Yvette Troispoux née le 1er juin 1914 à Coulommiers en Seine-et-Marne, Yvette Troispoux a 19 ans quand elle engloutit ses économies, 40 frs, dans l'achat de son premier boitier, un Box Agfa, dont elle réalise les tirages 6x9 à l'eau salée. Elle prend sa première photo dans le Parc des Capucins ; un cliché qui, une fois extrait du bac, s'avère être un modèle de composition, alors qu'elle n'a jamais pris une seule leçon. Après seulement quelques mois Yvette remporte le concours de photographie en juillet 1933, organisé par la municipalité de Coulommiers. Le premier prix est un Kodak Pronto lui permettant de photographier avec plus de facilité, et notamment l'être humain pris sur le vif .
Yvette a eu deux amours : son frère mort jeune et la photographie, qu'elle pratiqua pendant ses loisirs. Parmi ses premiers portraits de famille, son frère Jean à la gare Montparnasse le 12 octobre 1936, dont elle parlait avec beaucoup de tendresse et d'émotion. Ce cliché représente la dernière fois qu'Yvette aura vu son frère : « Demandez-moi quelle est la photo dont je ne me séparerai jamais et je vous répondrai, celle que j'ai prise de Jean ». C'est alors qu'elle continuera de pratiquer la photo «en amateur», pour ne pas vexer ses parents, puis s'installera à Paris, où elle travaillera comme employée de bureau pendant quarante ans dans la même entreprise, Tréfimétaux.
En 1953, grâce à la Société française de photographie, elle découvre le Club Photographique de Paris, dit le 30x40 où chaque jeudi, un professionnel vient à la rencontre des passionnés. Elle photographie les photographes à l'occasion de leurs visites au « 30x40 », puis lors des vernissages ou des dîners. De 1947 à 1958, elle opère avec son Kodak à soufflet, puis acquière en 1958 aupès d'un ami un objectif Leica Summarit 1,5 de 50 mm puis un boitier qui lui permettent enfin d'opérer comme elle le souhaite, c'est-à-dire en lumière ambiante sans flash. La reconnaissance du monde artistique lui parvient en 1971, avec le Grand Prix du Club Photographique de Paris. Le jour où elle rencontra Agathe Gaillard fut le commencement d'une amitié qui dura jusqu'à la fin. À chaque vernissage à la galerie de son amie, ouverte en 1975, elle en profitait pour tirer le portrait du photographe exposé, d'où son surnom de « photographe des photographes ». Yvette se fondait dans la foule et avant même que le sujet ne l'ait reconnue, elle déclenchait son appareil. Gisèle Freund, Robert Doisneau, Édouard Boubat, Brassaï, Helmut Newton, et tant d'autres se sont laissés immortaliser par Yvette . Outre les portraits, Yvette Troispoux a réalisé de nombreuses images douces et nostalgiques de Paris et des bords de Seine.
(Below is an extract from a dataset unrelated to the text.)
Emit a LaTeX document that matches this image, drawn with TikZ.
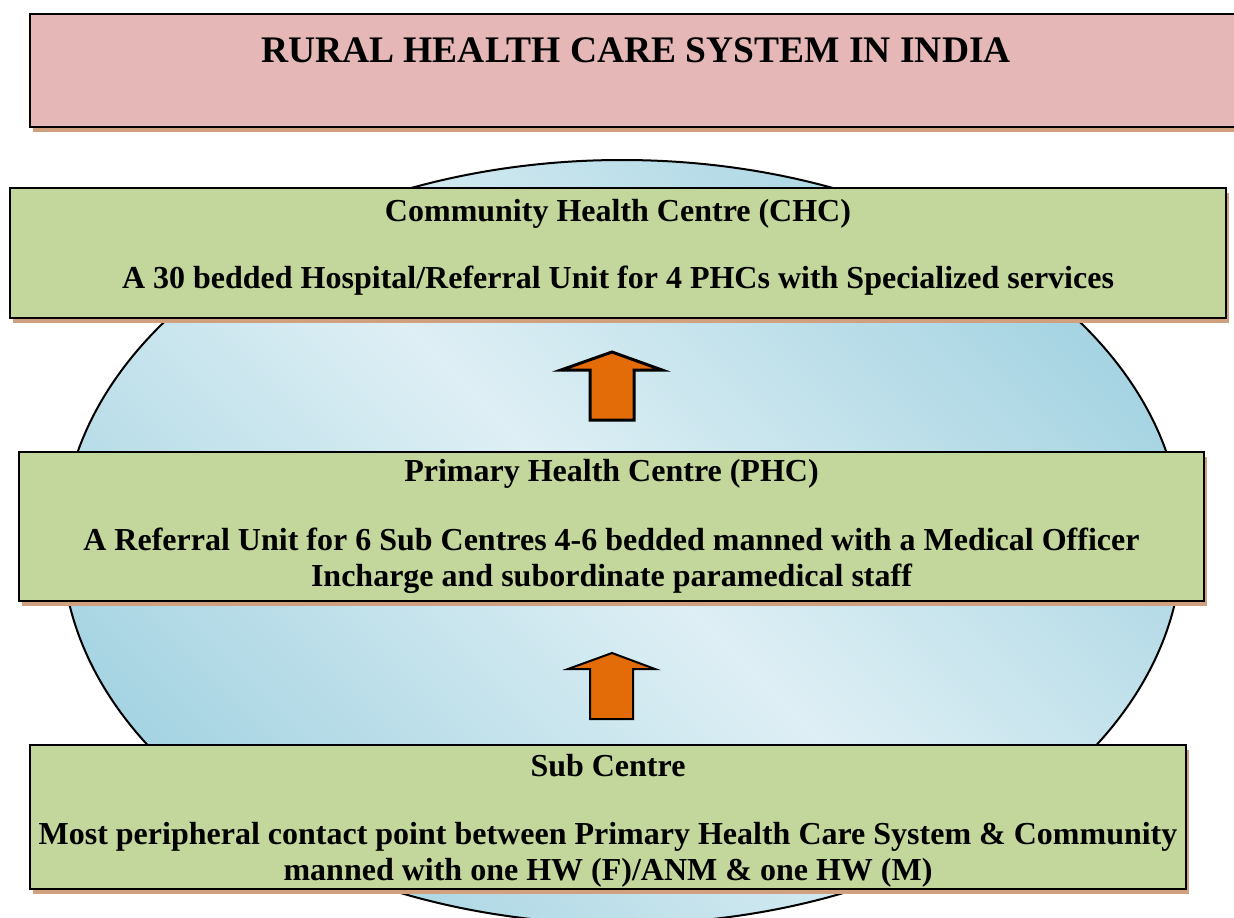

Yvette était un électron libre, "un petit oiseau", virevoltant parmi les convives, prêt à saisir un sujet pour enrichir sa galerie de portraits. Pendant une cinquantaine d'années, elle a pris des photos en simple amateur sans ce soucier de la valeur marchande. Ce n'est que tardivement, en 1982, lors de sa première exposition à la galerie Odéon-Photo à Paris que le grand public découvre le travail monumental, accompli en catimini.
Elle a été désigné comme photographe officiel dans le cadre du Mois de la photo en 1992 à Paris. La même année, Yvette Troispoux est nommée Officier de l'Ordre des Arts et des Lettres ; C'est Robert Doisneau qui lui remettra sa médaille, le 5 mars 1993, à la mairie du VIIIe arrondissement.
En 2004, pour son quatre-vingt-dixième anniversaire, Agathe Gaillard, sa galeriste, avait organisé une exposition en 34 tirages, de 1934 à 2003, qui déclinait tout son travail personnel avec la lumière. On y voyait le gros chat noir du docteur, la Seine irradiée, des bambous au château de Gaillac, ou des enfants de dos hypnotisés par la mer.
Yvette Troispoux est morte le mardi 11 septembre 2007 à Paris, elle avait 93 ans.